WASHINGTON – After a meeting with Department of Commerce Secretary Gina Raimondo, the National Association of Home Builders’ (NAHB) senior officer team, Raimondo acknowledged the depth of the lumber price crisis and its effects on the residential construction industry, home buyers and renters.
According to NAHB, CEO Jerry Howard and Raimondo discussed working together on convening a summit that would include representatives from the U.S. government, the lumber supply chain and the home building industry.

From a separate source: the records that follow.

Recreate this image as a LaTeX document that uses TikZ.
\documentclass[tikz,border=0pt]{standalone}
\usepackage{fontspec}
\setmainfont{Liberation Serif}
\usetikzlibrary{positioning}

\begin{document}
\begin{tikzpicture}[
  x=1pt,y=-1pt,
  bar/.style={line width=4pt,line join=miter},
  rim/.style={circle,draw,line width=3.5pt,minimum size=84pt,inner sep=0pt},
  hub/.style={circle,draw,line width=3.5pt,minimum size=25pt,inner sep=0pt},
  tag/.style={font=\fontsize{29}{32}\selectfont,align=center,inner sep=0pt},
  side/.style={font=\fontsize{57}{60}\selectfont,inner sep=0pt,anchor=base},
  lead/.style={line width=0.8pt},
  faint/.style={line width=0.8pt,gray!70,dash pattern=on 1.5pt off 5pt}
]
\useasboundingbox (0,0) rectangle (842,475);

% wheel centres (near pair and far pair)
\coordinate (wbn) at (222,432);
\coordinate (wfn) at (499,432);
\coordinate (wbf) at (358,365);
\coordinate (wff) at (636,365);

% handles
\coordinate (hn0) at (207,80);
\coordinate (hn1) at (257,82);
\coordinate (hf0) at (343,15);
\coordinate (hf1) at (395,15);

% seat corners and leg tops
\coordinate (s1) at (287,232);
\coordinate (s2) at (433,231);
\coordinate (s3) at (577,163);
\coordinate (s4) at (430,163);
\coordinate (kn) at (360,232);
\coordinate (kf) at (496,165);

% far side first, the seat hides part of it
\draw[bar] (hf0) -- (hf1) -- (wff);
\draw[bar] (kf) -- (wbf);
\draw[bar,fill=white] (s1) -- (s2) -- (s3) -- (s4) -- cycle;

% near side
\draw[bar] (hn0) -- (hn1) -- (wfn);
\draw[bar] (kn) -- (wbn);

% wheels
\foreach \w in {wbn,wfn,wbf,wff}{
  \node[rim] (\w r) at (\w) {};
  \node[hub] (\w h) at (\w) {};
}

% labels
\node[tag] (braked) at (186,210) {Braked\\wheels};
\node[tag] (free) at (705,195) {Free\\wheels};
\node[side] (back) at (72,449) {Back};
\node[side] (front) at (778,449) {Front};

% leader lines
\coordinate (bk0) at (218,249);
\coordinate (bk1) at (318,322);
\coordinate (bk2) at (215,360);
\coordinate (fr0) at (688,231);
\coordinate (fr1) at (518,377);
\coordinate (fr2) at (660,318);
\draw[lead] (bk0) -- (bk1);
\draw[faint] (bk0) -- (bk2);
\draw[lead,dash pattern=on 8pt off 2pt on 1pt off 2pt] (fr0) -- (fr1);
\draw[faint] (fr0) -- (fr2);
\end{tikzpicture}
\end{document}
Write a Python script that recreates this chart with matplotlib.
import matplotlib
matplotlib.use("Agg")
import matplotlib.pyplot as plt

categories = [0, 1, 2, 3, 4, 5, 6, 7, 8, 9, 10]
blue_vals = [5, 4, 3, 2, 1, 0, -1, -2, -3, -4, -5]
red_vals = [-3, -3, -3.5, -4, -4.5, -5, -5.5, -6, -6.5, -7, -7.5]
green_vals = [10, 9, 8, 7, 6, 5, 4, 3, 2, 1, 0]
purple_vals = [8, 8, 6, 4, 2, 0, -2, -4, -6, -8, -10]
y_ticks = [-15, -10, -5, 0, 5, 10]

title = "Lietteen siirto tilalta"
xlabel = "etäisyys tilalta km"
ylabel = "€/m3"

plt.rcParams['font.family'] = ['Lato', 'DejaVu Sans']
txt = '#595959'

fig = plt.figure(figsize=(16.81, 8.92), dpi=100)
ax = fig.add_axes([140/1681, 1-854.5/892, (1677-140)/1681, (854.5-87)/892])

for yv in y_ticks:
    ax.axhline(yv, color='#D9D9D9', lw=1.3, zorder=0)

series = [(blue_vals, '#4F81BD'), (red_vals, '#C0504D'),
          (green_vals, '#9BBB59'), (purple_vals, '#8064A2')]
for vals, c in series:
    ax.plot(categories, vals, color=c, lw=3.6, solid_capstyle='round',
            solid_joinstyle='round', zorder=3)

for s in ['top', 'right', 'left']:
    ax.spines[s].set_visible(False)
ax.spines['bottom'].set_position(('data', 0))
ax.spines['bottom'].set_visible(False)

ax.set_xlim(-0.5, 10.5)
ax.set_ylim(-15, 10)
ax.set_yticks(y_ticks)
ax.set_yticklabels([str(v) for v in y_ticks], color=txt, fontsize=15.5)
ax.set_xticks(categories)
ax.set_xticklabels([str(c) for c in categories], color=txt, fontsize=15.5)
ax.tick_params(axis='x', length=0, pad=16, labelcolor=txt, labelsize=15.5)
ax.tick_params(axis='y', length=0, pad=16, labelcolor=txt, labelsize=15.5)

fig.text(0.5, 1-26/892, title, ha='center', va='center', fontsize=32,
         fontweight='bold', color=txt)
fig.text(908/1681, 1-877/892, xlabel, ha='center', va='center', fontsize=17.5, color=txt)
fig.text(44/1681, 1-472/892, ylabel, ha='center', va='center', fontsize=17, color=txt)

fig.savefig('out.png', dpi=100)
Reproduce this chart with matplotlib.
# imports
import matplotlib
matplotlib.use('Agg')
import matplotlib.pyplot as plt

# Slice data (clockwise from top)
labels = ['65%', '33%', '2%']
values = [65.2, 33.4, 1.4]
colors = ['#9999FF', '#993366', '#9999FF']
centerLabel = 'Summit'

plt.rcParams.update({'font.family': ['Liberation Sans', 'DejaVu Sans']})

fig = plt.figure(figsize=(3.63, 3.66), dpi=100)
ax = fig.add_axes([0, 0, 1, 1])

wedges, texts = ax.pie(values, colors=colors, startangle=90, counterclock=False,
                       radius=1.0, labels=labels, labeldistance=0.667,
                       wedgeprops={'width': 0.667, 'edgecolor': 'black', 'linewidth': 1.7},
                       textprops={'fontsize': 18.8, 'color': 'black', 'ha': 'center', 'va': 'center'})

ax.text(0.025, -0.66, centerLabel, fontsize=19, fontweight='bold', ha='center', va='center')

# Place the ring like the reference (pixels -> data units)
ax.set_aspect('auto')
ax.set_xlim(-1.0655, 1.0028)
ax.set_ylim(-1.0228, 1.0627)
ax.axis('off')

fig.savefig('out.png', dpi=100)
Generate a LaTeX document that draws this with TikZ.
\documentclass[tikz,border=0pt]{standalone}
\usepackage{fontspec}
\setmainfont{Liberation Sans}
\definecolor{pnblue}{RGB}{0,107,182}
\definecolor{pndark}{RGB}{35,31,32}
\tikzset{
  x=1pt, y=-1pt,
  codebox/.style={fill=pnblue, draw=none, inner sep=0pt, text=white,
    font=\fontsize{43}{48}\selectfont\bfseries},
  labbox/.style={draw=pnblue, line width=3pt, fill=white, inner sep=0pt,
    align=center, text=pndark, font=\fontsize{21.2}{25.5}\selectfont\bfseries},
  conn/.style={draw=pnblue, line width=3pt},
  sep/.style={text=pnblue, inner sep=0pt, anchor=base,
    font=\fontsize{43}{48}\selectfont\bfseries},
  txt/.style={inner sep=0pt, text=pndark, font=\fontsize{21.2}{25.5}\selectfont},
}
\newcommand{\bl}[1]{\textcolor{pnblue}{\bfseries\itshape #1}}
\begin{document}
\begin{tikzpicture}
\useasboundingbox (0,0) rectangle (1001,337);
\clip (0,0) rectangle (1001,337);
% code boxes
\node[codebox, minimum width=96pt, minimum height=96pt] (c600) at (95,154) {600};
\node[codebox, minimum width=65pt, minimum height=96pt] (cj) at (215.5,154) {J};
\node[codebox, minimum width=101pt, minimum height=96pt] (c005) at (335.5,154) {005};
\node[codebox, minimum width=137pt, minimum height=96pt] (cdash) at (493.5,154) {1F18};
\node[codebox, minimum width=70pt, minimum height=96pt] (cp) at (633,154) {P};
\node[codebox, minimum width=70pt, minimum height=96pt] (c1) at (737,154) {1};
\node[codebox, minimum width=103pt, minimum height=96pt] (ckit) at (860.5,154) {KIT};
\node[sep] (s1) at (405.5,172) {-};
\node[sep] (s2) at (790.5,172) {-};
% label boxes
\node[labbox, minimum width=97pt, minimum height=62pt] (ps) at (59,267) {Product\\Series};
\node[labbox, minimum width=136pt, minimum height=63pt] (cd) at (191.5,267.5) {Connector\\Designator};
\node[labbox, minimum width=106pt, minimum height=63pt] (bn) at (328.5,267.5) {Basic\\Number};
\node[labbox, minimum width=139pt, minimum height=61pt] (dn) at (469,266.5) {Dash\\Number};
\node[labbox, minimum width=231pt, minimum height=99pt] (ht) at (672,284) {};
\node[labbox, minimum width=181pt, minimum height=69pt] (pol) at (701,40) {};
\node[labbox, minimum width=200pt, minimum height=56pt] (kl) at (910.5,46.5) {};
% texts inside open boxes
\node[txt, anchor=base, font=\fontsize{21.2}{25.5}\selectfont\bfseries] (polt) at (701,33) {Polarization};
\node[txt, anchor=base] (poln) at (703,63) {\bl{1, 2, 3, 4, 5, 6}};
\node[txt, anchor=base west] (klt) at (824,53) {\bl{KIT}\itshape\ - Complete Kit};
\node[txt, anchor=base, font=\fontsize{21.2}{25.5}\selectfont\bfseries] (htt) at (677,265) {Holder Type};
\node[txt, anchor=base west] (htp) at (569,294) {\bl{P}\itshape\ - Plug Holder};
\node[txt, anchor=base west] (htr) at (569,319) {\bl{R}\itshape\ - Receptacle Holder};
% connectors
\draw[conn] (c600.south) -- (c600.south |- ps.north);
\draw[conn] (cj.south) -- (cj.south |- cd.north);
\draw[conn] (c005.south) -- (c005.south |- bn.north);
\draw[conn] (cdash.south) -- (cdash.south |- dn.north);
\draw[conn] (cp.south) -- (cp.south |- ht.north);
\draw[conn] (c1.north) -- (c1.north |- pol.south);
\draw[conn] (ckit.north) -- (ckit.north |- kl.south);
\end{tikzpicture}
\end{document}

“Commerce Secretary Raimondo understands that high lumber costs are adding tens of thousands of dollars to the price of a new home,” says NAHB Chairman Chuck Fowke, a custom home builder from Tampa. “She heard our stories and acknowledged that she is concerned – and that President Biden is concerned – about the effect of the lumber price problem on the broader economy.”
“There is a disconnect between lumber supply and housing demand,” says NAHB First Vice Chairman Jerry Konter, a home builder from Savannah, Ga. “U.S. sawmill output increased 3.3% in 2020. But over the same period, single-family construction increased 12% to almost 1 million housing starts, and the remodeling market expanded 7%. We feel this mismatch between domestic production and rising demand for building materials is at the root of the unsustainable increases in lumber prices.”
Current prices according to the Random Lengths Framing Lumber Composite Index – the industry benchmark – have more than quadrupled since April 2020, and are now more than $1,500 per thousand board feet. Lumber prices alone add nearly $36,000 to the price of a new home, according to an analysis released by NAHB.
As recently as the mid-1990s, roughly 10 billion board feet of lumber was harvested from the nation’s forests each year. Over the last 10 years, the harvest has fallen below 3 billion board feet most years.
NAHB’s Alicia Huey asked Raimondo to advocate for better, more active forest management goals from U.S. national forests to help ease the current shortage, and NAHB’s Carl Harris encouraged the secretary to push for a lasting softwood lumber agreement with Canada.
“We need trade policy that actually serves the interests of the American people and increases housing opportunity for first-generation home buyers,” Harris says.
According to NAHB, Raimondo considered the proposals tangible ideas, including the ones for better forest management, increased production from the nation’s sawmills and working toward a more lasting agreement with Canada.